It’s been a busy few weeks since the election, setting up my office for the new constituency of Bolton South and Walkden, catching up with constituent casework and meeting with local community groups and businesses. Last week I also met the chief executive of Bolton Hospital alongside our two new Bolton MPs.
I know from regular meetings at Bolton Hospital in the past few years that things have been difficult.
The NHS has been facing the worse crisis in its history. When I told ministers in the previous government that patients were being failed on a daily basis, that wasn’t political rhetoric, but the daily reality faced by millions of people.
NHS performance is currently well below the levels patients rightly expect. Recent data shows that 75 per cent of people waited under four hours in A&E, when the target is 95 per cent; only 59 per cent of patients waited under 18 weeks for planned hospital treatment when the target is 92 per cent; and the average ambulance response time to conditions like strokes and heart attacks was over 34 minutes when the standard is 18 minutes.
For the last fourteen years as an MP, I have prioritised campaigning on NHS reform and, like so many, I am hopeful about the prospect of our new Labour government delivering the changes that we desperately need to see.
Within a month of taking office, we have already negotiated a fair pay deal for junior doctors. The last government presided over the worst set of strikes in a generation causing delays, chaos, and misery. Now a Labour government is resetting relationships with NHS staff so we can finally start working together to bring down waiting lists and fix the broken NHS.
Similarly, GPs with whom I speak regularly in Bolton have told me about the pressure facing their practices and patients who have struggled to get an appointment. We now have a Labour government that is taking immediate action to hire 1,000 new GPs who would otherwise be unemployed.

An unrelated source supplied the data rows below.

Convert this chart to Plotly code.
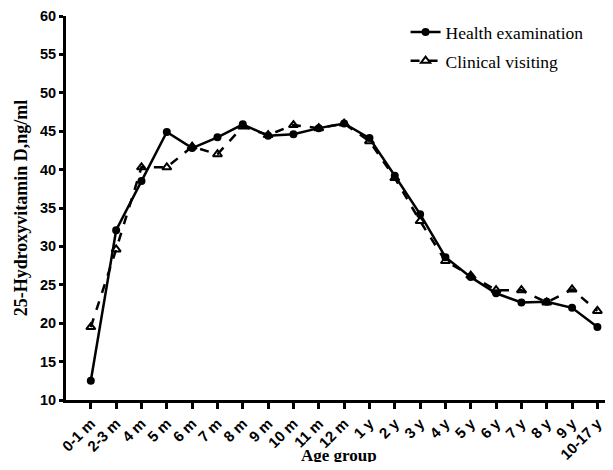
import plotly.graph_objects as go

categories = ["0-1 m", "2-3 m", "4 m", "5 m", "6 m", "7 m", "8 m", "9 m", "10 m", "11 m", "12 m",
              "1 y", "2 y", "3 y", "4 y", "5 y", "6 y", "7 y", "8 y", "9 y", "10-17 y"]
health = [12.5, 32.1, 38.5, 44.9, 42.8, 44.2, 45.9, 44.4, 44.6, 45.4, 46.0,
          44.1, 39.2, 34.2, 28.6, 26.0, 23.9, 22.7, 22.8, 22.0, 19.5]
clinical = [19.5, 29.6, 40.3, 40.3, 43.0, 42.0, 45.6, 44.5, 45.8, 45.4, 46.0,
            43.7, 38.9, 33.3, 28.1, 26.2, 24.3, 24.3, 22.7, 24.4, 21.6]
y_ticks = [10, 15, 20, 25, 30, 35, 40, 45, 50, 55, 60]

x_idx = list(range(len(categories)))

fig = go.Figure()
fig.add_trace(go.Scatter(
    x=x_idx, y=health, name="Health examination", mode="lines+markers",
    legendgroup="h", cliponaxis=False,
    line=dict(color="black", width=2.5),
    marker=dict(symbol="circle", size=8, color="black"),
))
fig.add_trace(go.Scatter(
    x=x_idx, y=clinical, name="Clinical visiting", mode="lines+markers",
    legendgroup="c", cliponaxis=False,
    line=dict(color="black", width=2.5, dash="dash"),
    marker=dict(symbol="triangle-up-open", size=8, color="black", line=dict(width=2, color="black")),
))

fig.update_layout(
    width=597, height=454,
    margin=dict(l=58, r=0, t=8, b=62),
    plot_bgcolor="white", paper_bgcolor="white",
    showlegend=True,
    legend=dict(
        x=0.63, y=1.005, xanchor="left", yanchor="top",
        font=dict(family="Liberation Serif", size=17.5, color="black"),
        traceorder="grouped", tracegroupgap=3, bgcolor="rgba(0,0,0,0)",
        itemwidth=30,
    ),
    xaxis=dict(
        range=[-0.98, 20.3],
        tickmode="array", tickvals=x_idx, ticktext=categories,
        tickangle=-45, automargin=False, ticklabeloverflow="allow",
        showline=True, linecolor="black", linewidth=3,
        ticks="outside", ticklen=6, tickwidth=3, tickcolor="black",
        showgrid=False, zeroline=False,
        tickfont=dict(family="Liberation Sans", size=15, color="black", weight="bold"),
    ),
    yaxis=dict(
        range=[10, 60], automargin=False, ticklabeloverflow="allow",
        tickmode="array", tickvals=y_ticks,
        showline=True, linecolor="black", linewidth=3,
        ticks="outside", ticklen=4, tickwidth=3, tickcolor="black",
        showgrid=False, zeroline=False,
        tickfont=dict(family="Liberation Sans", size=14.5, color="black", weight="bold"),
        title=dict(text="<b>25-Hydroxyvitamin D,ng/ml</b>", font=dict(family="Liberation Serif", size=18, color="black"), standoff=8),
    ),
    annotations=[dict(
        text="<b>Age group</b>", xref="paper", yref="paper", x=0.507, y=-0.145,
        xanchor="center", yanchor="middle", showarrow=False, borderpad=0,
        font=dict(family="Liberation Serif", size=17, color="black"),
    )],
)

fig.write_html("out.html")
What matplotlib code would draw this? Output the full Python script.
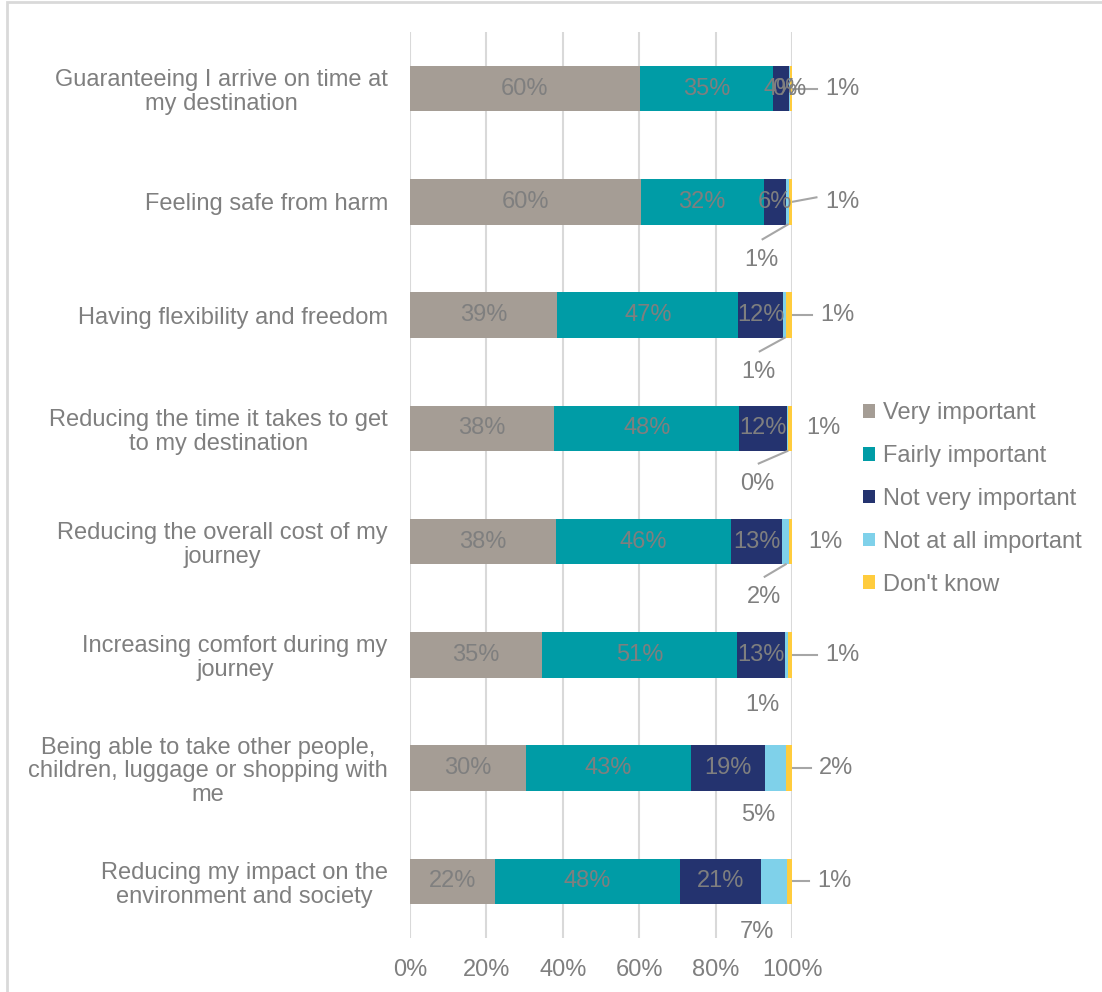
import numpy as np
import matplotlib.pyplot as plt
from matplotlib.patches import Rectangle

# %% data (percent of respondents)
categories = ['Guaranteeing I arrive on time at\nmy destination',
              'Feeling safe from harm',
              'Having flexibility and freedom',
              'Reducing the time it takes to get\nto my destination',
              'Reducing the overall cost of my\njourney',
              'Increasing comfort during my\njourney',
              'Being able to take other people,\nchildren, luggage or shopping with\nme',
              'Reducing my impact on the\nenvironment and society']
series = ['Very important', 'Fairly important', 'Not very important',
          'Not at all important', "Don't know"]
very_important = [60.2, 60.4, 38.6, 37.8, 38.1, 34.6, 30.4, 22.3]
fairly_important = [34.8, 32.2, 47.3, 48.4, 46.0, 51.0, 43.2, 48.4]
not_very_important = [4.2, 5.9, 11.7, 12.4, 13.4, 12.6, 19.4, 21.2]
not_at_all = [0.3, 0.8, 0.9, 0.4, 1.7, 0.8, 5.4, 6.8]
dont_know = [0.7, 0.7, 1.4, 1.0, 0.8, 1.0, 1.6, 1.3]
xticks = [0, 20, 40, 60, 80, 100]

colors = ['#A59D95', '#009CA6', '#24336F', '#7FD1EA', '#FFCC3D']
txt_col = '#7F7F7F'
grid_col = '#D9D9D9'

# label placement (offsets in data units) for the small segments
# not-at-all label below the bar: (dx from segment middle, dy, leader line?)
nat_pos = [None, (-6.9, 0.51, True), (-6.8, 0.5, True), (-7.8, 0.49, True),
           (-5.8, 0.49, True), (-6.3, 0.44, False), (-4.5, 0.41, False),
           (-4.5, 0.45, False)]
# don't-know label right of bar: (gap to text, leader?)
dk_pos = [(8.6, True), (8.6, True), (7.6, True), (3.6, False),
          (4.3, False), (8.8, True), (7.1, True), (6.6, True)]

plt.rcParams['font.family'] = ['Liberation Sans', 'DejaVu Sans']
fs = 17

fig = plt.figure(figsize=[11.02, 9.92], dpi=100)
ax = fig.add_axes([410/1102, 1-938/992, 382/1102, 906/992])

y = np.arange(len(categories))
data = [very_important, fairly_important, not_very_important, not_at_all, dont_know]
left = np.zeros(len(categories))
for vals, c, name in zip(data, colors, series):
    ax.barh(y, vals, left=left, height=0.4, color=c, label=name,
            linewidth=0, zorder=3)
    left = left + np.array(vals)

# labels inside the three big segments
left = np.zeros(len(categories))
for vals in data[:3]:
    for i, v in enumerate(vals):
        ax.text(left[i] + v/2, i, '%d%%' % round(v), ha='center', va='center',
                fontsize=fs, color=txt_col, zorder=4)
    left = left + np.array(vals)

end = left + np.array(not_at_all) + np.array(dont_know)
for i in range(len(categories)):
    # not at all important
    v = not_at_all[i]
    mid = left[i] + v/2
    if nat_pos[i] is None:
        # inside the bar, overlapping the neighbour label as in the original
        ax.text(mid, i, '%d%%' % round(v), ha='center', va='center',
                fontsize=fs, color=txt_col, zorder=4)
    else:
        dx, dy, lead = nat_pos[i]
        tx = mid + dx
        ax.text(tx, i + dy, '%d%%' % round(v), ha='center', va='center',
                fontsize=fs, color=txt_col, zorder=4)
        if lead:
            ax.plot([mid, tx + 0.3], [i + 0.2, i + dy - 0.18], color='#A6A6A6',
                    lw=1.5, clip_on=False, zorder=4)
    # don't know
    v = dont_know[i]
    gap, lead = dk_pos[i]
    ax.text(end[i] + gap, i, '%d%%' % round(v), ha='left', va='center',
            fontsize=fs, color=txt_col, clip_on=False)
    if lead:
        ax.plot([end[i], end[i] + gap - 2.2], [i, i - (0.04 if i == 1 else 0)],
                color='#A6A6A6', lw=1.5, clip_on=False)

ax.set_xlim(0, 100)
ax.set_ylim(7.5, -0.5)
ax.set_xticks(xticks)
ax.set_xticklabels(['%d%%' % t for t in xticks])
ax.set_yticks(y)
ax.set_yticklabels(categories)
for lab in ax.get_yticklabels():
    lab.set_multialignment('center')
    lab.set_linespacing(1.1)
ax.tick_params(axis='both', length=0, labelsize=fs, labelcolor=txt_col)
ax.tick_params(axis='x', pad=15)
ax.tick_params(axis='y', pad=16)
ax.grid(axis='x', color=grid_col, lw=1.5, zorder=0)
for s in ax.spines.values():
    s.set_visible(False)

leg = fig.legend(loc='center left', bbox_to_anchor=(863/1102, 1-499/992),
                 frameon=False, fontsize=fs, labelcolor=txt_col,
                 handlelength=0.5, handleheight=0.5, handletextpad=0.35,
                 labelspacing=0.88, borderaxespad=0, borderpad=0)

# outer border of the chart area
fig.patches.append(Rectangle((7/1102, -0.1), 1.2, 1-2/992 + 0.1, transform=fig.transFigure,
                             fill=False, ec='#D9D9D9', lw=2))

fig.savefig('out.png', dpi=100)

It's absurd that people can’t book appointments while some GPs can’t find work.
This is just the first step in the long-term work of shifting the focus of healthcare out of hospitals and into the community to fix the front door to the NHS. We need to work with GPs to rebuild our NHS so it’s there for us all of us when we need it.
For the first time in over a decade we have a government who is honest about the challenges facing our health and serious about tackling them.